Namun, Muqaddas Ardabili tidak pernah bersikap kasar dengan para ulama senior lain yang tidak sependapat dengannya. Ia mengutarakan pendapatnya dengan cara yang tidak menimbulkan kontroversi dan emosi pihak lain. Misalnya, setelah menolak pandangan umum di kalangan ulama dengan argumentasi ilmiah dan membuktikan pendapatnya, ia menulis, “Apa yang dikatakan oleh para ulama senior (pandangan yang kemudian dikenal sebagai pendapat jumhur ulama), mungkin saya tidak mengerti bahwa (pendapat) itu sesuai dengan pemahaman dan ijtihad saya.”
Atau menulis demikian, “Mungkin para jumhur ulama punya argumen atau memahami sesuatu dari argumen yang ada yang belum saya pahami.” Model pendekatan Muqaddas Ardabili ini telah memelihara iklim sejuk di kancah intelektual dan mencegah masuknya perdebatan yang tidak perlu dan sikap yang tidak rasional dalam masalah fikih.
Ia juga mengadopsi sikap yang rasional dan terpuji dalam bergaul dengan para ulama Sunni. Perbedaan akidah tidak membuatnya meninggalkan sikap adil dan ia tidak pernah membuka lisannya untuk mengucapkan kata-kata kasar. Pada masanya, segelintir orang percaya bahwa menyimpan kitab-kitab Sunni itu pun perbuatan yang salah, tetapi Muqaddas Ardabili yakin bahwa hal yang benar dan salah terdapat dalam kitab-kitab Sunni dan tidak semuanya dapat dianggap sebagai kitab yang menyesatkan.
Sebaliknya, kandungannya yang benar harus dimanfaatkan dan hadis-hadis palsu harus dibuang. Ia percaya bahwa hal yang sahih dapat dipisahkan dari yang batil dengan menunjukkan dalil-dalil.

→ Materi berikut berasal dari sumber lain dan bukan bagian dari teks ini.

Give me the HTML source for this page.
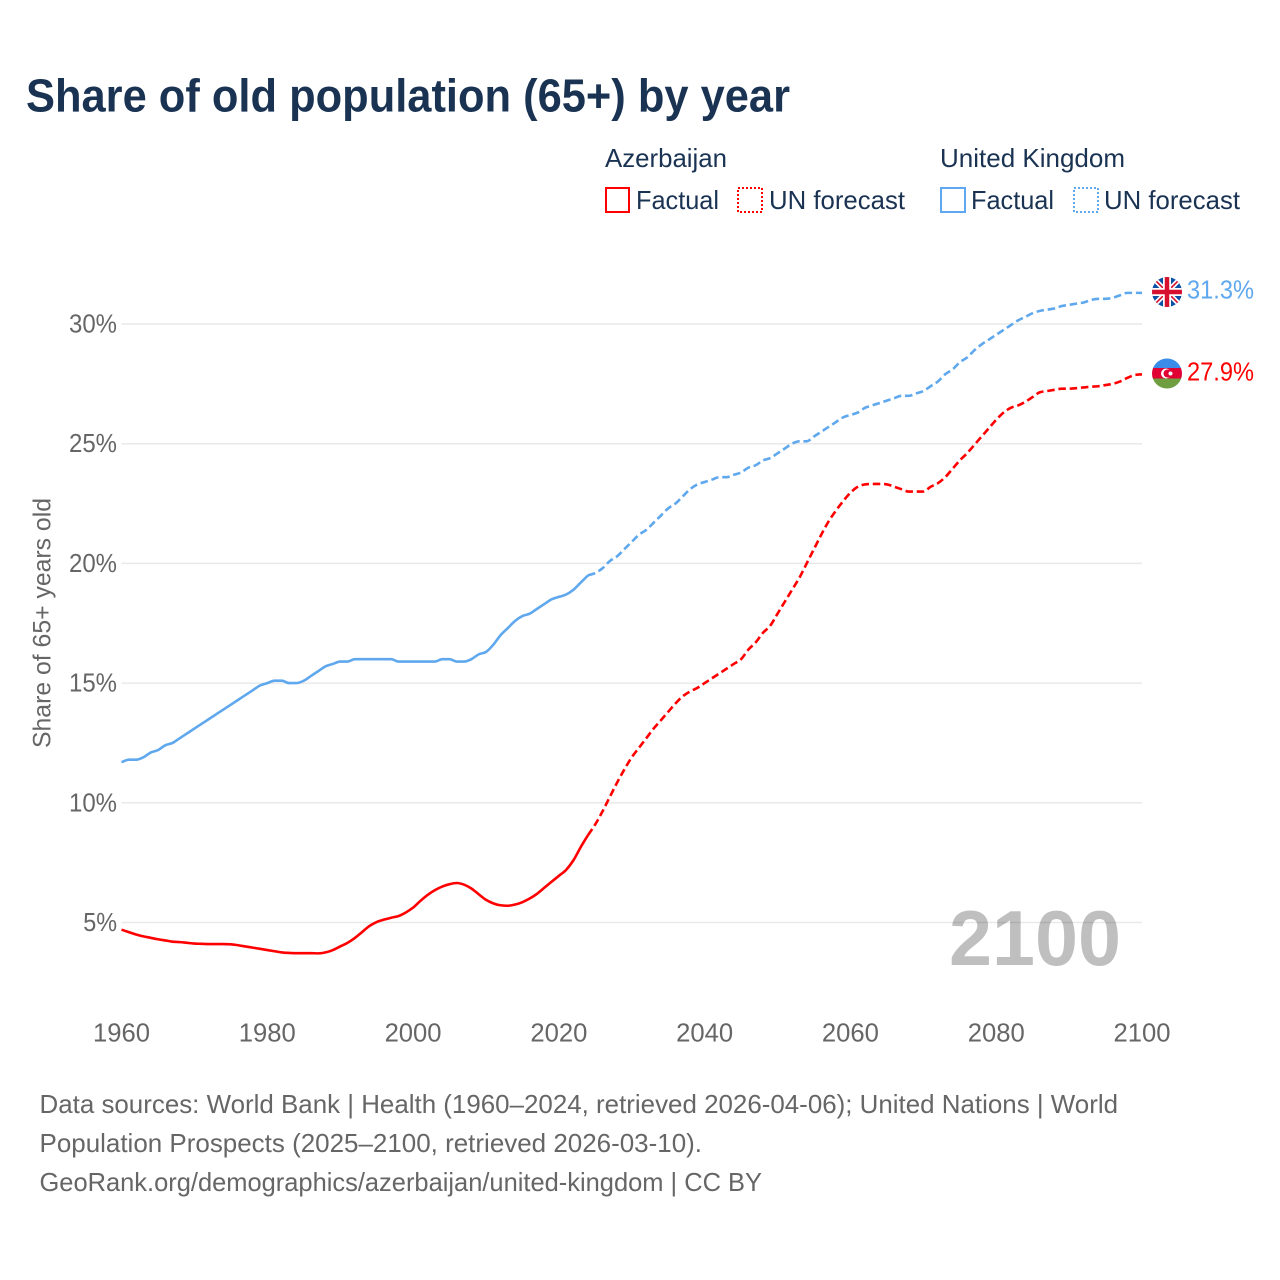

Dengan pandangan yang terbuka ini, Muqaddas Ardabili mempelajari banyak kitab-kitab Sunni dan dalam beberapa topik, ia menelaah dan mengkritik pandangan para ulama mereka. Ulama Syiah ini juga menekankan perlunya hubungan sosial dengan Sunni, sementara riwayat yang mencela berhubungan dengan para penentang, hanya ditujukan kepada mereka yang membenci dan memusuhi Ahlul Bait, bukan semua penentang.
Semua ini menunjukkan kebijaksanaan dan keterbukaan Muqaddas Ardabili. Meskipun waktu itu sebagian berpikiran ekstrem, ia telah menunjukkan jalan yang benar kapada para siswa di hauzah ilmiah dan mendorong mereka untuk bersikap toleran dan memegang prinsip moral dalam menghadapi lawan serta menutup jalan bagi para oportunis.
Meskipun Muqaddas Ardabili menunjukkan rasa hormat dan ketertarikan yang besar kepada para ulama senior pada masanya, namun ketertarikan ini tidak membuatnya menerima pendapat mereka tanpa argumen yang kuat. Prinsipnya adalah mendalami kembali dan meninjau ulang semua persoalan fikih yang kecil dan besar, bahkan perkara yang sudah diterima dan disepakati. Sehingga ada yang berkata bahwa dia tetap mengkaji perkara yang sudah jelas dan tidak menerimanya tanpa argumentasi.
Sebelum masanya, perdebatan dalam masalah fikih tidak begitu umum. Tetapi karena pemikiran dinamis dan kritis serta pemahaman luas yang dimiliki Muqaddas Ardabili, membuatnya tidak mudah menerima persoalan ilmiah begitu saja dan tidak puas dengan pendapat orang lain. Ia akan membuka penelitian yang serius dan dengan berani mengumumkan pendapatnya kepada publik meskipun bertentangan dengan pandangan jumhur ulama.
Keberanian ulama besar ini dalam mengkritisi pandangan para pendahulunya telah membuka jalan baru dalam fikih serta melahirkan inovasi dan kemajuan di fikih Syiah. Karena itulah, Muqaddas Ardabili – sebagai fakih yang berpikiran terbuka – telah membuka jalan bagi diskusi ilmiah dan adu argumen di bidang fikih.